To support the coffee farmers of Atok, coffee lovers can place an order for beans by sending an email to

All-chocolate dinner at The Shang

I feel like a broken record, telling everyone how the dining scene in Manila is one of the most underrated in the world.

This is a hill I am willing to die on and that conviction was reinforced recently on Valentine’s Day at
the EDSA Shangri-la’s Lobby Lounge. They created a chocolate-centric menu that proves the kind of culinary talent we have here.

Everything had chocolate yet each dish tasted entirely different from the one that came before. Combined
textures and varied flavors made each course an exciting surprise. As your mind dictates that you expect
something sweet, a plate of chocolate hummus and shrimp gives you an umami combination instead.

I normally shy away from duck as I find that it holds too much fat and leaves me feeling queasy after every meal. Smoked with cacao and served with a champorado rösti, however, it becomes a dish that’s more balanced in the mouth.

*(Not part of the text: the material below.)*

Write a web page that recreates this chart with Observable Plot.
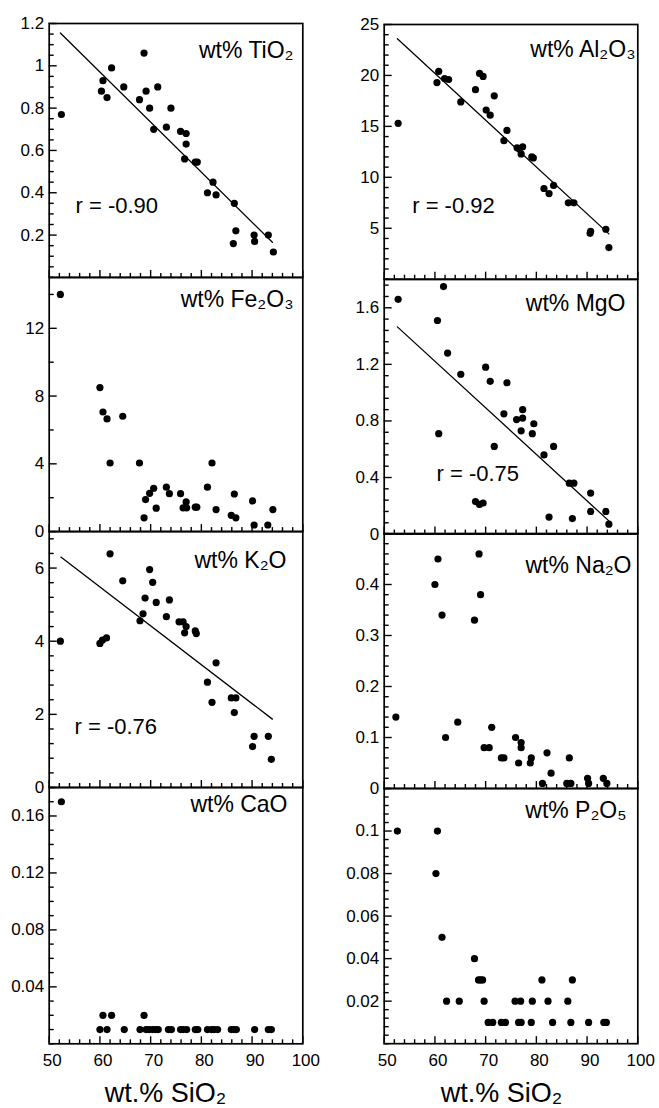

DELIGHTFUL DUCK Cacao-smoked duck served on a bed of champorado rösti, along with sous vide pears, savory ganache, micro herbs, and a sweet chili sauce

The soup course was pumpkin with chocolate-filled ravioli and it was one of my biggest surprises that
evening. It worked rather spectacularly. The beef brisket rubbed in Mexican chocolate was also a dream,
especially with the chili con carne and glazed veggies it came with.

A SWEET ENDING Chocolate as we know it

My husband and I rarely venture outside of our home every time Feb. 14 rolls around as we’re deathly afraid of being stuck in traffic. Traversing EDSA on Valentine’s Day may be the second toughest test to a couple’s compatibility (the first being building furniture together), but this menu was definitely worth it.